After two assassination attempts, the former president seems to be relishing the dangers of his job. Some at the Georgia-Alabama football game wondered if his appearance was wise.

Donald Trump waves to fans at a football game from a skybox.
Donald Trump with fans during the Alabama vs. Georgia football game in Tuscaloosa on Saturday.Credit...Doug Mills/The New York Times

Shawn McCreesh

Sept. 29, 2024, 7:14 p.m. ET

Chicken tenders and cynicism were flying through the air.

It was Saturday night in Tuscaloosa, Ala., and former President Donald J. Trump was in the bowels of Bryant-Denny Stadium at the University of Alabama, surrounded by screaming football fans. He began hurling boxes of chicken at them. His aides filmed his every movement, uploading the footage to social media.

One popular pro-Trump influencer reposted a video of Mr. Trump traipsing through the concourse, writing: “There have been two assassination attempts on this man in the past three months and he walks into a stadium full of 100,000 people like a boss. Next week he’s returning to the site where he was shot. Total badass.”

It was a perfect encapsulation of the ways in which Mr. Trump and those around him have plied the plots against his life for political benefit.

The shooting in Butler, Pa., which left two men dead, was a terrifying event that could be rewatched endlessly in the era of social media streaming. And it was shocking how close a second would-be assassin got to the former president weeks later at his golf club in Florida. These near misses have rattled the country and stirred memories of dark chapters in American political history.
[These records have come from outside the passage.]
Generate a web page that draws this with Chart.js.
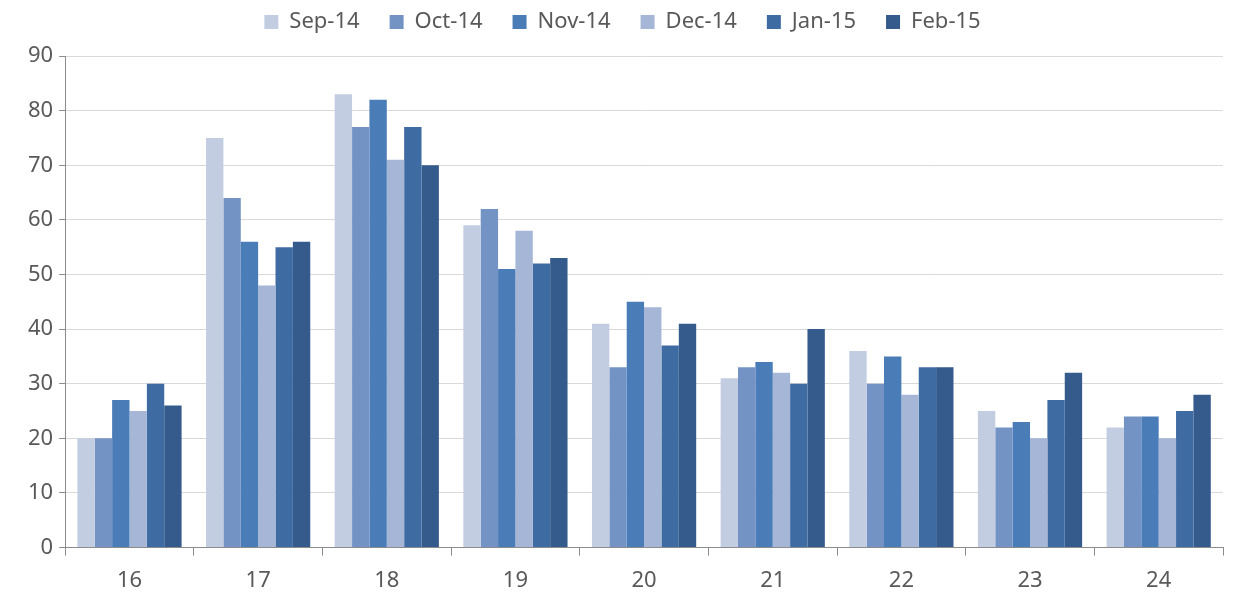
<!DOCTYPE html>
<html>
<head>
<meta charset="utf-8">
<script src="https://cdn.jsdelivr.net/npm/chart.js@4/dist/chart.umd.min.js"></script>
<style>
  html, body { margin: 0; padding: 0; background: #fff; }
  #wrap { width: 1237px; height: 593px; }
</style>
</head>
<body>
<div id="wrap"><canvas id="chart" width="1237" height="593"></canvas></div>
<script>
const categories = ['16', '17', '18', '19', '20', '21', '22', '23', '24'];
const seriesNames = ['Sep-14', 'Oct-14', 'Nov-14', 'Dec-14', 'Jan-15', 'Feb-15'];
const sep14 = [20, 75, 83, 59, 41, 31, 36, 25, 22];
const oct14 = [20, 64, 77, 62, 33, 33, 30, 22, 24];
const nov14 = [27, 56, 82, 51, 45, 34, 35, 23, 24];
const dec14 = [25, 48, 71, 58, 44, 32, 28, 20, 20];
const jan15 = [30, 55, 77, 52, 37, 30, 33, 27, 25];
const feb15 = [26, 56, 70, 53, 41, 40, 33, 32, 28];
const yTicks = [0, 10, 20, 30, 40, 50, 60, 70, 80, 90];

const colors = ['#c3cde2', '#7393c5', '#4a7cb8', '#a6b6d6', '#3f6ba3', '#345b8b'];
const values = [sep14, oct14, nov14, dec14, jan15, feb15];

// give the legend some extra room below it
const legendSpace = {
    id: 'legendSpace',
    beforeInit(chart) {
        const fit = chart.legend.fit;
        chart.legend.fit = function() {
            fit.bind(chart.legend)();
            this.height += 13;
        };
    }
};

const ctx = document.getElementById('chart').getContext('2d');
new Chart(ctx, {
    type: 'bar',
    data: {
        labels: categories,
        datasets: seriesNames.map((name, i) => ({
            label: name,
            data: values[i],
            backgroundColor: colors[i],
            borderWidth: 0,
            categoryPercentage: 0.81,
            barPercentage: 1
        }))
    },
    plugins: [legendSpace],
    options: {
        responsive: false,
        animation: false,
        layout: { padding: { left: 22, right: 14, top: -19, bottom: -13 } },
        plugins: {
            legend: {
                position: 'top',
                labels: {
                    boxWidth: 14,
                    boxHeight: 14,
                    padding: 30,
                    color: '#595959',
                    font: { family: 'Noto Sans', size: 22 }
                }
            },
            tooltip: { enabled: false }
        },
        scales: {
            x: {
                grid: {
                    display: true,
                    drawOnChartArea: false,
                    offset: true,
                    tickLength: 8,
                    tickColor: '#8c8c8c'
                },
                border: { color: '#8c8c8c' },
                ticks: {
                    color: '#595959',
                    padding: 12,
                    font: { family: 'Noto Sans', size: 22 }
                }
            },
            y: {
                min: 0,
                max: 90,
                afterBuildTicks: axis => { axis.ticks = yTicks.map(v => ({ value: v })); },
                grid: {
                    color: '#d9d9d9',
                    tickLength: 6,
                    tickColor: '#8c8c8c'
                },
                border: { color: '#8c8c8c' },
                ticks: {
                    color: '#595959',
                    padding: 6,
                    font: { family: 'Noto Sans', size: 22 }
                }
            }
        }
    }
});
</script>
</body>
</html>
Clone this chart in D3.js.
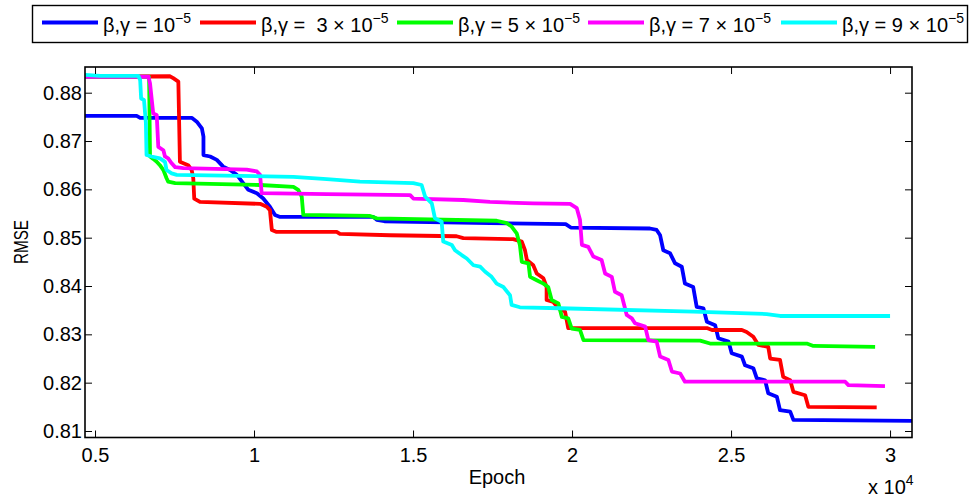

Mr. Trump relives these attempts on his life at nearly every campaign stop. Lately he has taken to saying that he has one of the most dangerous professions in the world, more dangerous than racecar driving or bull riding. He has bragged about the mortal danger in which he finds himself (“they only go after consequential presidents”); used it as evidence of divine intervention (“God has now spared my life — it must have been God, thank you — not once, but twice”) and as inspiration for set design (he decorated the stage at the Republican National Convention in Milwaukee with images of his bloodied face).

There has been a new assassination threat against him from Iran, as retaliation for ordering the killing of the Iranian general Qassim Suleimani in early 2020, and some recent campaign events have been scaled back, modified or canceled altogether. “I am surrounded by more men, guns, and weapons than I have ever seen before,” he wrote on Truth Social last week.